The Internal Revenue Service (IRS) recommends that taxpayers choose their tax preparer wisely. The main reason behind this recommendation is that the taxpayer is ultimately responsible for all the information in the income tax return, no matter who has actually prepared the tax return.
The ten steps from the IRS are:
1. Check the Preparer’s Qualifications. The IRS provides a directory of federal tax return preparers with credentials and select qualifications. This directory is available on the IRS website (www.irs.gov), and includes the following:
- Certified Public Accountants (CPA)
- Enrolled Agents
- Enrolled Retirement Plan Agents
- Enrolled Actuaries
- Annual Filing Season Program participants
There are new rules that do allow non-credentialed tax preparers represent clients before the IRS on any returns prepared and filed after December 31, 2015. Certified public accountants, attorneys and enrolled agents are the only ones who can represent any client before the IRS in any situation.
2. Check the Preparer’s History.
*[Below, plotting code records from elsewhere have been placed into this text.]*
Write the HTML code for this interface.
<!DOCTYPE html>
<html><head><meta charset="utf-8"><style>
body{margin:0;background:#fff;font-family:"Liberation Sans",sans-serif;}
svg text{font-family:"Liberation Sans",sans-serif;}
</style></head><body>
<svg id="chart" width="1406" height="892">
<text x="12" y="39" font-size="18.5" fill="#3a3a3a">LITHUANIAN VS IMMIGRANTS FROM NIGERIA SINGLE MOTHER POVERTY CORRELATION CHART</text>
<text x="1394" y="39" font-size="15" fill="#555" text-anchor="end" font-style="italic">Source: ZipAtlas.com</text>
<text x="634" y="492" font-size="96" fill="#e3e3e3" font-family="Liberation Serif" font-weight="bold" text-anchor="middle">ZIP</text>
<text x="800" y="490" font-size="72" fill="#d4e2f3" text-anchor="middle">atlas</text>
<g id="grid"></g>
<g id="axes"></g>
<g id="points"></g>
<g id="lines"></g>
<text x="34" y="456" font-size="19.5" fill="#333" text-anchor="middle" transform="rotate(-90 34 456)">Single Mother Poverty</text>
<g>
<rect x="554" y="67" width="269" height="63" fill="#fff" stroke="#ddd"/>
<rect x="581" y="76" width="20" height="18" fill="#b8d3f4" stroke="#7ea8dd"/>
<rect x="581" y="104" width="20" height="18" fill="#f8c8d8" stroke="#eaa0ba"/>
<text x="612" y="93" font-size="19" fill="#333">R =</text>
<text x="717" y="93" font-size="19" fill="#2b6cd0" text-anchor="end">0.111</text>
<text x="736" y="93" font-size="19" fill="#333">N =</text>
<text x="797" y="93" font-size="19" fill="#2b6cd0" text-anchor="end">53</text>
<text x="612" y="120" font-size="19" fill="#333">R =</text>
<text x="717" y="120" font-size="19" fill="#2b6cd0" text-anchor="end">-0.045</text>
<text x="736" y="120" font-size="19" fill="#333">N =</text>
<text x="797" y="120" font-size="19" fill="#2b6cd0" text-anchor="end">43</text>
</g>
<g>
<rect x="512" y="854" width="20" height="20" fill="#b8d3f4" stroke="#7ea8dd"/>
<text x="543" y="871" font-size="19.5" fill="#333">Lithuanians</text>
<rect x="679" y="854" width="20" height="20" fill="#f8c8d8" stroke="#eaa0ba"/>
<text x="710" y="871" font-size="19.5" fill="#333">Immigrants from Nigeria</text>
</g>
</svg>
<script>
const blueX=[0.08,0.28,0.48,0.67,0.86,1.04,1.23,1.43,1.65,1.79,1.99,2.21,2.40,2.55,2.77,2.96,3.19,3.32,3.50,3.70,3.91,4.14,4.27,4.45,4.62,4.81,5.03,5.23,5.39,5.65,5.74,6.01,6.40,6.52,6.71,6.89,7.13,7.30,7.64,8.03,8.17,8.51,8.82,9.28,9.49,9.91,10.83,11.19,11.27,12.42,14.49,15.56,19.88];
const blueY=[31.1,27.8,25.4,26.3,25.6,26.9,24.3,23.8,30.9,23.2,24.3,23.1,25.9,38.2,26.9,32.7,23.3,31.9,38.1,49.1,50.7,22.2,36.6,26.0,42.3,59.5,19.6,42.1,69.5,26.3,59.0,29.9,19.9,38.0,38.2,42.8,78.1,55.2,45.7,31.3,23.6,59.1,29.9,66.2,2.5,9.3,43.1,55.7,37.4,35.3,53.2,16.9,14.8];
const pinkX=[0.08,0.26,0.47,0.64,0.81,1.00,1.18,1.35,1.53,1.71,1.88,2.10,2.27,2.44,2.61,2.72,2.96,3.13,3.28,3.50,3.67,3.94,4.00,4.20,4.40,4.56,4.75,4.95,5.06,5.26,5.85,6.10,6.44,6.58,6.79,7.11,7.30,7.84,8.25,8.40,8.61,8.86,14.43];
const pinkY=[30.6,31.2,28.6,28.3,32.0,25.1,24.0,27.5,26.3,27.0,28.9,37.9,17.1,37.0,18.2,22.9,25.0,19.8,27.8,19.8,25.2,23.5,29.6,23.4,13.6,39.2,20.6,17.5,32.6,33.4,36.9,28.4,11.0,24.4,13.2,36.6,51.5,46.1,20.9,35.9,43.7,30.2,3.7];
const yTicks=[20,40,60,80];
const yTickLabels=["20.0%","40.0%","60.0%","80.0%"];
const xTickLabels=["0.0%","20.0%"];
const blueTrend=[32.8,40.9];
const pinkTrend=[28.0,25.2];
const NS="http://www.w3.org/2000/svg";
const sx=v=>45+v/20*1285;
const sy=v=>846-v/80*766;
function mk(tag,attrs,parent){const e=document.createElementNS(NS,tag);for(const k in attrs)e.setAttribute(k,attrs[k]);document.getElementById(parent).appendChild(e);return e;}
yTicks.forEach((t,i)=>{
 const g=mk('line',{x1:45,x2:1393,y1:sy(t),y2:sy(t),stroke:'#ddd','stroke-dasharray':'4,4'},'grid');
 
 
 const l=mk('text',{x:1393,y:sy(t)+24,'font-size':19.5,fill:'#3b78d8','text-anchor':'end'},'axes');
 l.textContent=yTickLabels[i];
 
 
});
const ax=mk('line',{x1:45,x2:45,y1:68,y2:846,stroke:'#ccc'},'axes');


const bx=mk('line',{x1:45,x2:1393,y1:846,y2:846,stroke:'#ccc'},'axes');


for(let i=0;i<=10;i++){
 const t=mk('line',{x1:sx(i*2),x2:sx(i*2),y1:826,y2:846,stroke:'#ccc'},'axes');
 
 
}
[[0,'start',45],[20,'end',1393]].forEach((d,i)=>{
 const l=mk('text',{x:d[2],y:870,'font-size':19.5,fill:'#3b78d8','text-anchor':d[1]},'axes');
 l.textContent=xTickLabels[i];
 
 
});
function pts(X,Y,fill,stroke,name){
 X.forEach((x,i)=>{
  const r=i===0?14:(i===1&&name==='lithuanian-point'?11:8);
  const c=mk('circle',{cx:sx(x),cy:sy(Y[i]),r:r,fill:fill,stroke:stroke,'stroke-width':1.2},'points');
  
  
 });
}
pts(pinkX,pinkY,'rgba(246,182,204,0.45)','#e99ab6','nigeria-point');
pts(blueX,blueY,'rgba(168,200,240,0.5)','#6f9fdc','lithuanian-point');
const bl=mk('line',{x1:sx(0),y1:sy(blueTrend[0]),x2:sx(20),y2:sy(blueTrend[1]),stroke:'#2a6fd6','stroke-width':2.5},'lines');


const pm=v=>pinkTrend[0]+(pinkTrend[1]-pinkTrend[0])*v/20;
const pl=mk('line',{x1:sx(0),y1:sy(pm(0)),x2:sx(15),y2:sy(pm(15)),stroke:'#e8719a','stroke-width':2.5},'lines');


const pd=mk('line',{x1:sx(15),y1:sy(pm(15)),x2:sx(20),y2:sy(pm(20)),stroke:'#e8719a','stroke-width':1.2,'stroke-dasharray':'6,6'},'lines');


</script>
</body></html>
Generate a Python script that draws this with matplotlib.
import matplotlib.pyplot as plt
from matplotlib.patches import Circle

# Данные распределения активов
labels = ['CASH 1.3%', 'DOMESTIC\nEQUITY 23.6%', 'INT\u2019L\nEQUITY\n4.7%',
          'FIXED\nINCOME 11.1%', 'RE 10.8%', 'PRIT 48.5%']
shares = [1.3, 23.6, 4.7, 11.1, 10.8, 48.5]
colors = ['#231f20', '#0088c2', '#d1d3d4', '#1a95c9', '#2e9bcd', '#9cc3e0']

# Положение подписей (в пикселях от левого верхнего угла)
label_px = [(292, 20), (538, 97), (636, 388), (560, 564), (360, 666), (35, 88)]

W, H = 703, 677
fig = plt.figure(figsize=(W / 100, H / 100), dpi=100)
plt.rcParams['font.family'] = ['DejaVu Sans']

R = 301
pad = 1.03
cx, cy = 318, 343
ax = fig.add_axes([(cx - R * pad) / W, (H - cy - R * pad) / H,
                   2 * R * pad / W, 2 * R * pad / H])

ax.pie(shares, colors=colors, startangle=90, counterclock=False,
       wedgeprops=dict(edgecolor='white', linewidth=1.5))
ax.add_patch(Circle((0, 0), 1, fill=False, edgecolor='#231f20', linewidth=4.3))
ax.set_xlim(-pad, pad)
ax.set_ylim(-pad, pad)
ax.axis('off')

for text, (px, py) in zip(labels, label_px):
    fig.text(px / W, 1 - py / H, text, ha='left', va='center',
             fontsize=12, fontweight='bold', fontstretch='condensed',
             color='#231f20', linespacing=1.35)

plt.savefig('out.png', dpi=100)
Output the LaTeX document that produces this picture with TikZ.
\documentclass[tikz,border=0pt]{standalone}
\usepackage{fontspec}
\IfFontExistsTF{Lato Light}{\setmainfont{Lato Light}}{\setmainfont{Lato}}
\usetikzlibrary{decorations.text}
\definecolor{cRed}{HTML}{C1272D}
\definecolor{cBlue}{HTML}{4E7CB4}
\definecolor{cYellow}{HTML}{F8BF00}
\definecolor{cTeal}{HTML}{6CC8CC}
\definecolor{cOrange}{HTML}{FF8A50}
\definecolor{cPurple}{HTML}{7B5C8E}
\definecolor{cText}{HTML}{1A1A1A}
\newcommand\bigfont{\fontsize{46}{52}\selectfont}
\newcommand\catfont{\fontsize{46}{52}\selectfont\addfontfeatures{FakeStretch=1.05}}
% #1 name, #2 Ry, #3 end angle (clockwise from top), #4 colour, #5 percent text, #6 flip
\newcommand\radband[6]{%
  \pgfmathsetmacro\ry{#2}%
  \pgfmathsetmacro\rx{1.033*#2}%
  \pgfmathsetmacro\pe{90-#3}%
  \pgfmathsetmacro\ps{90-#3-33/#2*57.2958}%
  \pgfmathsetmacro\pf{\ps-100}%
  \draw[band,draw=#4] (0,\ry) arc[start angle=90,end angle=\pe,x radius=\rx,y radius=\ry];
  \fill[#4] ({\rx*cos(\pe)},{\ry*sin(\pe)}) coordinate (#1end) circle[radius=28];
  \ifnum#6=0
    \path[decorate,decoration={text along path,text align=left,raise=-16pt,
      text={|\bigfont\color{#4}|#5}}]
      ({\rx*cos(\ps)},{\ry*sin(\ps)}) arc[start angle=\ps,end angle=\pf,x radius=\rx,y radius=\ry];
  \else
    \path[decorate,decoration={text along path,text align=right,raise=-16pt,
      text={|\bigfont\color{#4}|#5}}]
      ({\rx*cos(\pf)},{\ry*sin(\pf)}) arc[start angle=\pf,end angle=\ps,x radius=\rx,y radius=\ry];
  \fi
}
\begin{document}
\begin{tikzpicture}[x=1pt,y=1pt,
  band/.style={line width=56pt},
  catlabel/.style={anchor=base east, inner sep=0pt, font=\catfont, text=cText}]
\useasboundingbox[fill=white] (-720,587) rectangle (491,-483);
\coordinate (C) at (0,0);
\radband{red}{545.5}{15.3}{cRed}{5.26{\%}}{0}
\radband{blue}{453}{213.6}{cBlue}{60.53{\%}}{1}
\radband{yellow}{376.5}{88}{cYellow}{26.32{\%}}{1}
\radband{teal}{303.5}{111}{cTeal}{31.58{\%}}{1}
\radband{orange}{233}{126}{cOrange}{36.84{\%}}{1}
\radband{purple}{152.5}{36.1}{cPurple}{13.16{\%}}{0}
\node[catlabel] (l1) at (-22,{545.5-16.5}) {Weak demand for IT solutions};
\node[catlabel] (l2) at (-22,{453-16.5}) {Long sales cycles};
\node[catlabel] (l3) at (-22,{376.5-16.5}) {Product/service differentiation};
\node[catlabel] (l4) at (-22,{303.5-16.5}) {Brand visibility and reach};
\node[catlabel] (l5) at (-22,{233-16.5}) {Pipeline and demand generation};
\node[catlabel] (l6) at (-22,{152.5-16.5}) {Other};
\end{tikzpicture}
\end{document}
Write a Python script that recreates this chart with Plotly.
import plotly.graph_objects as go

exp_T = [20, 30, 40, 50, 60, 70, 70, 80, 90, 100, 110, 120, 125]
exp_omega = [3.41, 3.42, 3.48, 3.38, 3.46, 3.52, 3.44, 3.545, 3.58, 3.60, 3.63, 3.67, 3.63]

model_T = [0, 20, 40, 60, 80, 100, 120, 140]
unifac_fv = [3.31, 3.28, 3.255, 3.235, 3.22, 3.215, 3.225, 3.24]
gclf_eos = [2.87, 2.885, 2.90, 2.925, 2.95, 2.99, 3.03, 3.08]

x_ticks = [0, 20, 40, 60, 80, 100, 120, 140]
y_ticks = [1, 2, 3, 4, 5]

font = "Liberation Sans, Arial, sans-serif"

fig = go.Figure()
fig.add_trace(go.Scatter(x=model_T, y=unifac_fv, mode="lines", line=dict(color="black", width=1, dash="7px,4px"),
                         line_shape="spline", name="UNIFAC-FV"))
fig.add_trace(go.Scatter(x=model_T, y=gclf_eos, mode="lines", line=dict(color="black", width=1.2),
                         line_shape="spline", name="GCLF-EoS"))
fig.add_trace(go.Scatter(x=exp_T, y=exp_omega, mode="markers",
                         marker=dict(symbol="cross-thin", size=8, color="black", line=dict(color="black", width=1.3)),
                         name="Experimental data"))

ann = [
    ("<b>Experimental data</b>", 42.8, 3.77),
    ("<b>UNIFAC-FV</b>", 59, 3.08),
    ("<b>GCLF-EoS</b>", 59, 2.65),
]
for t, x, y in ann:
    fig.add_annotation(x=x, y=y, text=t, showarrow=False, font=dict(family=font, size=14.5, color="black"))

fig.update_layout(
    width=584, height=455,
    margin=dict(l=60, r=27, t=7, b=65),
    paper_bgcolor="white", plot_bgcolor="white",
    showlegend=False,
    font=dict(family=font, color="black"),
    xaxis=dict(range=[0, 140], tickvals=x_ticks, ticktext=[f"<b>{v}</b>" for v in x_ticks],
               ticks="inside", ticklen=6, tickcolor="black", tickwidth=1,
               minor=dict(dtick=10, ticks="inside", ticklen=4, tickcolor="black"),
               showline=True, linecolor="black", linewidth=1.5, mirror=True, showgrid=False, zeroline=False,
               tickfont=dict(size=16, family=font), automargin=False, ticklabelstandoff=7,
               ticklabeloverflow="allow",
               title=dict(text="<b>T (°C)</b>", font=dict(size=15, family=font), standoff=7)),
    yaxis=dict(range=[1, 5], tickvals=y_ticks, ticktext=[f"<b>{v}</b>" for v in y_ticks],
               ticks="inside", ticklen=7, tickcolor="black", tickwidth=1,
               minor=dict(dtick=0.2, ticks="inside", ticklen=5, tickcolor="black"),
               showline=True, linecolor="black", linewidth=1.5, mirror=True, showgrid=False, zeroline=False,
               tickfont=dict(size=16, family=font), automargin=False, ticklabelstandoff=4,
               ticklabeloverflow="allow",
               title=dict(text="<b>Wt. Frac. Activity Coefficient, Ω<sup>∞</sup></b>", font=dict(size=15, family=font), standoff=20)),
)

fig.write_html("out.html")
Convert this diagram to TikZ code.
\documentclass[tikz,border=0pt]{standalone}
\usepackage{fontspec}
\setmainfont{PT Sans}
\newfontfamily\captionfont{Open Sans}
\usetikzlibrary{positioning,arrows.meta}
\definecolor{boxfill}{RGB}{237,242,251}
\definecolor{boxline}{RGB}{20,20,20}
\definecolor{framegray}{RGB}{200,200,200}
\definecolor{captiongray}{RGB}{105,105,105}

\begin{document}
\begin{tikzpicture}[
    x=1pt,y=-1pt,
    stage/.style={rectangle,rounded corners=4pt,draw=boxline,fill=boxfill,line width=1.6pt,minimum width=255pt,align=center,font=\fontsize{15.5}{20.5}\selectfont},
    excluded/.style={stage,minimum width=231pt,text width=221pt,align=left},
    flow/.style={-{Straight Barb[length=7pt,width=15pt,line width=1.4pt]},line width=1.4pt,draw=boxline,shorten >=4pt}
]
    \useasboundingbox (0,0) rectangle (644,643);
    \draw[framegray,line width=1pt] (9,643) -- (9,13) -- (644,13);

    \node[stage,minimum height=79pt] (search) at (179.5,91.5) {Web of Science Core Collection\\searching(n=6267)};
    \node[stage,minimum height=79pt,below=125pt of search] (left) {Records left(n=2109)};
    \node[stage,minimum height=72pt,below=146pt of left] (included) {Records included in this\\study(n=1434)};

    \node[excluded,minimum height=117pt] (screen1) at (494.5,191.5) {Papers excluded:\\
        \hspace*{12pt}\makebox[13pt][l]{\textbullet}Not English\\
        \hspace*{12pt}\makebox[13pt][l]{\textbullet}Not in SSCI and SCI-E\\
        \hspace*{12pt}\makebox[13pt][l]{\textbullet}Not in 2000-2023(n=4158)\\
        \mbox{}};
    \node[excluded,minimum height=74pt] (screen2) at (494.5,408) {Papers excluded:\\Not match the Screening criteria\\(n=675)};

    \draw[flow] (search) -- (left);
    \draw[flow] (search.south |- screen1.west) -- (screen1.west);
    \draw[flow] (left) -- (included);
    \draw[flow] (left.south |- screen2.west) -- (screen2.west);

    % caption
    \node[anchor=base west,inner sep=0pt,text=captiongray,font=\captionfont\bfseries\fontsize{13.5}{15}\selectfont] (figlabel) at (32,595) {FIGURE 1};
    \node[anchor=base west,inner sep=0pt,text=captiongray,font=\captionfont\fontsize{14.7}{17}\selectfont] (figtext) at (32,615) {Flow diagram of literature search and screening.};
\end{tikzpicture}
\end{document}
The Better Business Bureau (BBB) should be consulted for the CPA and the State Board of Accountancy. For the attorneys, the state bar association, and, for the enrolled agents, the IRS directory.
3. Ask about Service Fees. Stay away from preparers that base their fees on a percentage of the client’s refund. Also, stay away from preparers that promise bigger refunds than the competition. Never allow a refund to be deposited into the preparer’s bank account. Refunds should always be deposited directly into the taxpayer’s bank account.
4. Ask to E-file the Return. The IRS has safely processed more than 1.5 billion e-filed tax returns.
5. Make sure the Preparer is available. The taxpayer might want to contact the preparer after the April 18, 2016 due date. Avoid phantom, or flight by night preparers.
6. Provide Records and Receipts. The preparer should ask to see records and receipts. The preparer should also ask questions regarding all types of income, local and foreign bank accounts, tax deductions and credits.
7. Never sign a blank return.
8. Review the return before signing.
9. Ensure the Preparer signs and includes their PTIN. All tax preparers must have a PTIN (preparer tax identification number).
10. Report Abusive Tax Preparers to the IRS. Any suspicion of tax fraud or abusive conduct must be reported to IRS. The IRS has Form 14157 to report tax fraud. In addition, Form 14157-A should also be used to report a preparer that has filed, or changed a tax return without the consent of the taxpayer.